Valentín soltó una carcajada.

—¿Por qué todo el mundo me dice eso? ¡Estoy recién duchado! Solo olvidé comprar tijeras y afeitadoras. —Sus pupilas se deslizaron hacia los documentos en el suelo. Se agachó para recogerlos. Esa sonrisa espontánea vaciló—. ¿Qué es todo esto, mamá?

—Nada importante. Recuerdos de hace muchos años. —Le arrebató las hojas y las lanzó a la caja fuerte, que luego abrazó como un niño a su conejo de peluche—. ¿Por qué no has llamado en toda la semana?

—Parece importante para ti —insistió con suspicacia, inclinando ligeramente su cabeza—. ¿Soy yo el de las ecografías?

—Sí. —Soltó una risa suave mientras le daba la espalda para guardar el libro y el rifle en el placar—. Te la pasabas pateando pero te relajabas al sonido de mi voz.

—Nunca hablas de esa época... ¿Es porque mi llegada vino acompañada de la muerte de papá?

—¡¿Qué tonterías dices?! Tú solo has traído cosas bellas a mi vida. Has sido mi luz en los momentos de oscuridad.

—¿Por qué siento que me estás ocultando algo?

—¿El mismo niño que hablaba con extraños en los parques ahora me mira con desconfianza?

—Es solo que...

La voz del muchacho se apagó. Sus iris de un verde primaveral con pinceladas de caramelo no sonreían. Se mantenían perdidos en sus manos.

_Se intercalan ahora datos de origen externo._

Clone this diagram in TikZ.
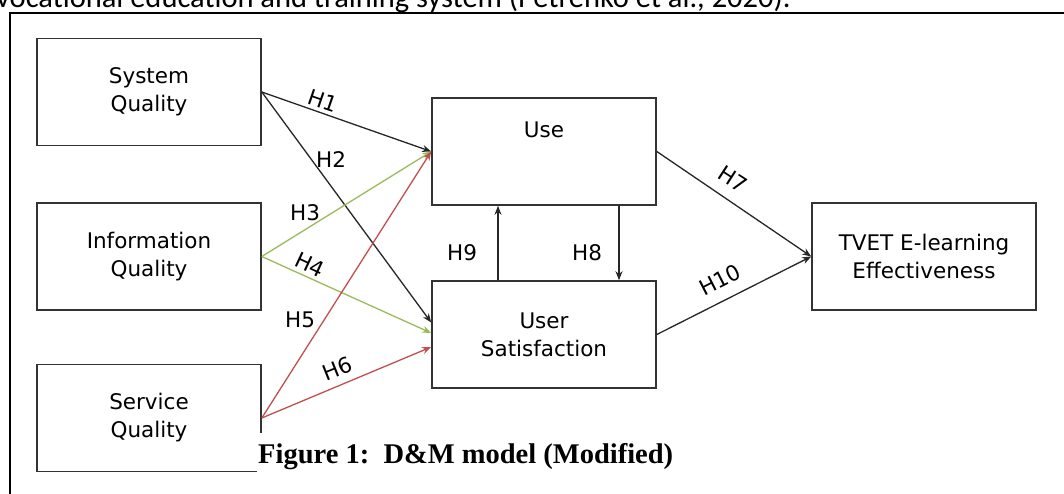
\documentclass[tikz,border=0pt]{standalone}
\usepackage{fontspec}
\setmainfont{DejaVu Sans}
\newfontfamily\capfont{Liberation Serif}
\newfontfamily\topfont{Carlito}
\usetikzlibrary{arrows.meta}
\definecolor{hgreen}{HTML}{9BBB59}
\definecolor{hred}{HTML}{C0504D}
\definecolor{boxline}{HTML}{333333}
\tikzset{
  box/.style={draw=boxline, line width=1.6pt, rectangle, minimum width=224pt, minimum height=107pt,
    inner sep=0pt, align=center, font=\fontsize{21.5}{28}\selectfont},
  conn/.style={line width=1.3pt, -{Stealth[length=9pt,width=7pt]}},
  blk/.style={conn, draw=black!85},
  grn/.style={conn, draw=hgreen},
  rd/.style={conn, draw=hred},
  hlab/.style={font=\fontsize{21.5}{24}\selectfont, inner sep=0pt}
}
\begin{document}
\begin{tikzpicture}[x=1pt,y=-1pt]
\useasboundingbox (0,0) rectangle (1064,493);
\clip (0,0) rectangle (1064,493);
% partial text line at top
\node[anchor=base west, inner sep=0pt, font=\topfont\fontsize{30.5}{32}\selectfont] (toptext) at (-4,7)
  {vocational education and training system (Petrenko et al., 2020).};
% frame
\draw[line width=2pt, black] (10,500) -- (10,13) -- (1070,13);
% boxes
\node[box] (sq) at (149,92) {System\\Quality};
\node[box] (iq) at (149,256.5) {Information\\Quality};
\node[box] (svq) at (149,418) {Service\\Quality};
\node[box, text height=16pt, text depth=44pt] (use) at (544,151.5) {Use};
\node[box] (us) at (544,334.5) {User\\Satisfaction};
\node[box] (tv) at (924,256.5) {TVET E-learning\\Effectiveness};
% connectors
\draw[blk] (sq.east) -- (use.west);
\draw[blk] (sq.east) -- ([yshift=12pt]us.west);
\draw[grn] (iq.east) -- (use.west);
\draw[grn] (iq.east) -- ([yshift=1.5pt]us.west);
\draw[rd] (svq.east) -- (use.west);
\draw[rd] (svq.east) -- ([yshift=-12.5pt]us.west);
\draw[blk] (use.east) -- (tv.west);
\draw[blk] (us.east) -- (tv.west);
\draw[blk] ([xshift=-46pt]us.north) -- ([xshift=-46pt]use.south);
\draw[blk] ([xshift=75pt]use.south) -- ([xshift=75pt]us.north);
% labels
\node[hlab, rotate=-19] (h1) at (323,101) {H1};
\node[hlab] (h2) at (331,160) {H2};
\node[hlab] (h3) at (305,213) {H3};
\node[hlab, rotate=-25] (h4) at (310,265) {H4};
\node[hlab] (h5) at (300,320) {H5};
\node[hlab, rotate=22] (h6) at (337,369) {H6};
\node[hlab, rotate=-33] (h7) at (733,179) {H7};
\node[hlab] (h8) at (587,253) {H8};
\node[hlab] (h9) at (462,253) {H9};
\node[hlab, rotate=27] (h10) at (720,280) {H10};
% caption
\node[anchor=north west, fill=white, inner xsep=1pt, inner ysep=6pt, text height=24pt, text depth=10pt,
  font=\capfont\bfseries\fontsize{28.5}{30}\selectfont] (cap) at (257,433) {Figure 1:\ \ D\&M model (Modified)};
\end{tikzpicture}
\end{document}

Valentín podía ser muy distraído, pero un artista tenía su dosis de observador. Y había algo que no encajaba en ese complejo rompecabezas llamado Celestine D'Angelo.

Ella conservaba esa mirada de cordero inocente. Arrugas se formaban en las esquinas de sus ojos y labios, rastros de una vida sonriente.

Cualquier persona ajena a la familia la vería como una anciana frágil. Valentín había sido testigo de sus gritos y carcajadas, de alegrías reflejadas en tardes de galletitas y lágrimas ocultas dentro de sus tacitas de té.

Inofensiva nunca fue.

Se miraron a los ojos, idénticos cual dos gotas de agua, durante cinco latidos. Entonces él dejó escapar una risa y la atrapó en un abrazo de oso que estuvo a punto de elevarla en el aire.

—Te extrañé mucho, mi niño —sollozó Celestine contra su hombro, intentando plasmar en su abrazo todo el dolor que la había embargado durante su ausencia.

—Yo te extrañé más —respondió Valentín con los ojos cerrados—, mamá.